Formosa aka BIP 450 has already been posted about twice on here (#1498637, #1494889), but it didn't get much attention and seeing as the name doesn't exactly explain what it does, I thought it'd be interesting to discuss.
BIP 450 proposes a new encoding layer for BIP 39 seed phrases that turns them into 4 little story chunks or "meaningful, themed sentences."
BIP-0039 maps each 11 bits of entropy to one word drawn from a single 2048-word list, Formosa maps each 33 bits of entropy to a short themed sentence built from several smaller, syntactically-typed wordlists. The sentences carry grammatical structure and semantic coherence, substantially improving memorability while retaining all cryptographic properties of the original scheme.
The proposal is fully forward- and backward-compatible with BIP-0039: BIP-0039 is itself a Formosa theme, and seed derivation re-encodes any Formosa mnemonic through the BIP-0039 English wordlist before applying PBKDF2, so existing keys and addresses are preserved.
The proposal seems like it has been worked on for quite a while, and there are mailing list discussions about it (here and here and it was recently assigned a BIP number.
Assuming that a scheme like this doesn't weaken your entropy,
Would you prefer a seed phrase that was easier to remember because it was a set of sentences?Would you prefer a seed phrase that was easier to remember because it was a set of sentences?
I'm not sure for myself. I remember that, in my innocence, I once memorized the seed phrase of one of my early wallets. Twenty-some wallets later, I couldn't tell you a single word from that original wallet.
Additionally, the developer behind Formosa (Yuri S Villas Boas) came up with a neat way of using Formosa to defeat side channel attacks:
This in turn enables the companion project Mooncake, which renders each Formosa category as an on-screen table. The words themselves stay in their alphabetical positions in the table (so the user can locate them visually); what is randomized per input session is the indexation, i.e. the labels (numbers or short codes) that the user must type to designate a given cell. The user therefore enters a sequence of session- specific indexes rather than the words themselves.
I prefer the standard random seed words and later I can build my own sentences with those words. As we did that funny experiment here on SN: #1260936
'Formosa' is a portuguese word, the best english translation here would be 'Comely' (someone who's easy on the eyes).
Not bad! The name does suit the project. I assumed it was connected to the Island of Formosa somehow.
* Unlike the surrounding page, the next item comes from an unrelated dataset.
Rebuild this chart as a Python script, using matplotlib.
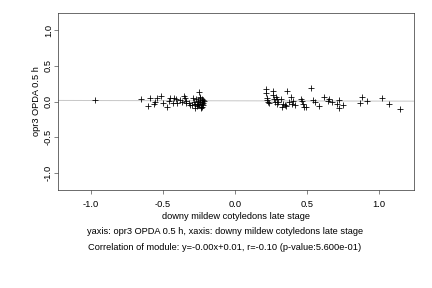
import numpy as np
import matplotlib
matplotlib.use("Agg")
import matplotlib.pyplot as plt

# values
x_vals = [
    -0.968, -0.65, -0.60, -0.588, -0.56, -0.553, -0.544, -0.51, -0.50, -0.47,
    -0.458, -0.447, -0.433, -0.42, -0.41, -0.405, -0.38, -0.366, -0.35, -0.343,
    -0.336, -0.336, -0.32, -0.31, -0.30, -0.29, -0.285, -0.28, -0.275, -0.27,
    -0.262, -0.258, -0.255, -0.25, -0.245, -0.243, -0.24, -0.236, -0.232, -0.23,
    -0.228, -0.225, -0.222, -0.22, -0.218, -0.215, -0.25, -0.26, -0.24, -0.23,
    0.218, 0.218, 0.22, 0.225, 0.232, 0.24, 0.266, 0.266, 0.27, 0.277,
    0.285, 0.29, 0.296, 0.303, 0.317, 0.324, 0.336, 0.347, 0.352, 0.363,
    0.377, 0.387, 0.396, 0.405, 0.419, 0.456, 0.465, 0.474, 0.481, 0.493,
    0.532, 0.546, 0.556, 0.586, 0.62, 0.646, 0.655, 0.678, 0.706, 0.72,
    0.72, 0.752, 0.870, 0.880, 0.92, 1.025, 1.072, 1.15,
]
y_vals = [
    0.02, 0.03, -0.06, 0.056, -0.03, 0.0, 0.056, 0.084, -0.02, -0.08,
    0.014, 0.05, -0.02, 0.047, 0.037, -0.014, 0.023, -0.01, 0.075, 0.047,
    0.014, -0.02, -0.02, -0.045, -0.05, 0.05, 0.0, -0.03, -0.09, 0.03,
    -0.03, 0.01, -0.05, 0.13, 0.05, 0.02, -0.01, -0.07, -0.09, 0.03,
    -0.03, 0.0, -0.05, 0.02, -0.02, 0.01, -0.03, -0.06, 0.06, -0.08,
    0.17, 0.12, 0.05, 0.02, -0.005, -0.025, 0.154, 0.093, 0.03, -0.01,
    0.06, -0.04, 0.03, -0.01, 0.03, -0.07, -0.04, -0.045, -0.06, 0.145,
    -0.01, 0.06, -0.035, 0.01, -0.05, 0.033, 0.005, -0.03, -0.07, -0.07,
    0.19, 0.028, -0.01, -0.056, 0.07, 0.01, 0.03, -0.005, -0.033, 0.027,
    -0.093, -0.043, -0.015, 0.07, 0.005, 0.056, -0.033, -0.098,
]
x_ticks = [-1.0, -0.5, 0.0, 0.5, 1.0]
y_ticks = [-1.0, -0.5, 0.0, 0.5, 1.0]
fit_slope = -0.004
fit_intercept = 0.01

x_label = "downy mildew cotyledons late stage"
y_label = "opr3 OPDA 0.5 h"
line2 = "yaxis: opr3 OPDA 0.5 h, xaxis: downy mildew cotyledons late stage"
line3 = "Correlation of module: y=-0.00x+0.01, r=-0.10 (p-value:5.600e-01)"

plt.rcParams["font.family"] = ["Liberation Sans", "DejaVu Sans"]
fs = 9.2

fig = plt.figure(figsize=(6, 4), dpi=72)
ax = fig.add_axes([0.134, 0.34, 0.824, 0.615])

xs = np.array([-1.3, 1.3])
ax.plot(xs, fit_slope * xs + fit_intercept, color="#c8c8c8", lw=1.0, zorder=1)
ax.scatter(x_vals, y_vals, marker="+", s=30, c="black", linewidths=0.8, zorder=2)

ax.set_xlim(-1.229, 1.243)
ax.set_ylim(-1.238, 1.238)
ax.set_xticks(x_ticks)
ax.set_yticks(y_ticks)
ax.set_xticklabels([f"{t:.1f}" for t in x_ticks], fontsize=fs)
ax.set_yticklabels([f"{t:.1f}" for t in y_ticks], fontsize=fs, rotation=90, va="center")
ax.tick_params(axis="x", direction="out", length=4, width=0.6, color="#333333", pad=6)
ax.tick_params(axis="y", direction="out", length=4, width=0.6, color="#333333", pad=1)
for sp in ax.spines.values():
    sp.set_linewidth(0.7)
    sp.set_color("#333333")

ax.set_xlabel(x_label, fontsize=fs, labelpad=3)
ax.set_ylabel(y_label, fontsize=fs, labelpad=3)

cx = 225 / 432
fig.text(cx, 1 - 232 / 288, line2, ha="center", va="center", fontsize=fs)
fig.text(cx, 1 - 247 / 288, line3, ha="center", va="center", fontsize=fs)

fig.savefig("out.png", dpi=72)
It is, in the sense that it was also Portuguese sailors who gave Taiwan’s main island that name, presumably because the Ilha Formosa was easy on their eyes. ;)
I was just about to say that! The most common meanings are pretty, beautiful, stunning, and elegant.
Learning new things every day. I think my Big Trouble in Little China childhood mind somehow assumed Formosa was a Taiwanese term corrupted by English maps.
To answer your question: absolutely. Standard BIP-39 words are great for machines, but terrible for human brains over long periods. A structured narrative pattern means you can reliably store a backup in your mind without it decaying after twenty wallets.